Esa profundidad no se agota, se inscribe en cada detalle de la película. Aunque Horizonte es una obra bélica, la violencia en pantalla es mínima. Una de las escenas más representativas –y sugestivas– de esta elección ocurre cuando la cámara adopta el punto de vista de un ser invisible, quizás el narrador. Mientras el sonido ambiente remite a una masacre, lo único que vemos son las ruinas: una esquina solitaria de un pueblo donde imaginamos cómo alguien fue torturado. Ahí, la película abre las puertas de la memoria y la empatía desde lo tangible: nuestra cotidianidad convertida en paisaje de muerte, como el mismo Acevedo la define. Porque el verdadero horror de la guerra no está solo en los actos, sino en la fragilidad de una memoria que, una y otra vez, olvida convenientemente para permitir que la violencia vuelva a ejercerse.

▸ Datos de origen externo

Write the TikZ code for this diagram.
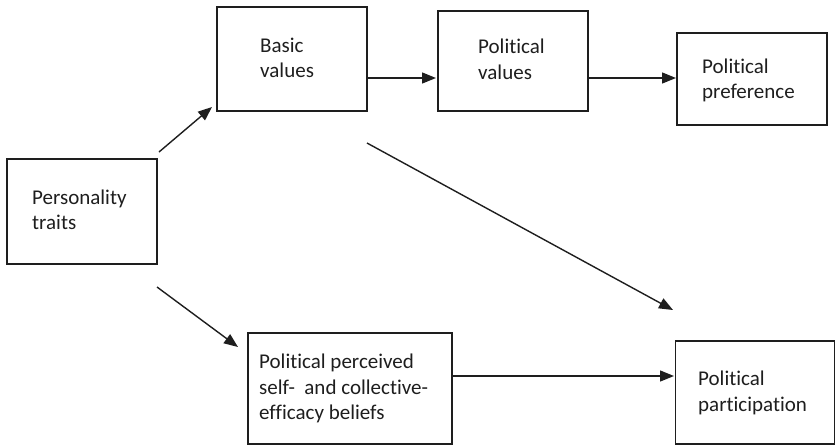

Con ello, Horizonte no solo se apropia del cine de género para inscribirlo en nuestro lenguaje y contexto desde una mirada metafísica, sino que entrelaza acentos y formas de diálogo que se alejan de los lugares comunes. Allí, no hay frases vacías ni personajes sin pensamiento: hay una exploración honesta de la esencia humana, esa que cobija tanto nuestros horrores como la posibilidad de una redención. Una expiación que no viene de entender al otro, sino de atrevernos a comprendernos a nosotros mismos, nuestra historia, nuestra realidad.

Personalmente, ese acercamiento compone una obra maestra del cine colombiano. Una película que, por primera vez, no tiene nada que envidiar al mejor cine internacional. Una obra que bien podría haber sido filmada por Tarkovsky, si hubiera nacido en Latinoamérica. Con ella, queda claro que no son los premios los que definen la grandeza de una película o de un director, sino su pertinencia, coherencia, originalidad y la conciencia con la que realiza su obra. Pero, sobre todo, nos recuerda que las películas destinadas a trascender no son aquellas que exponen los males o las agendas de su tiempo, sino las que reinterpretan el pasado, el presente y el futuro desde lo material, pero sobre todo desde lo simbólico.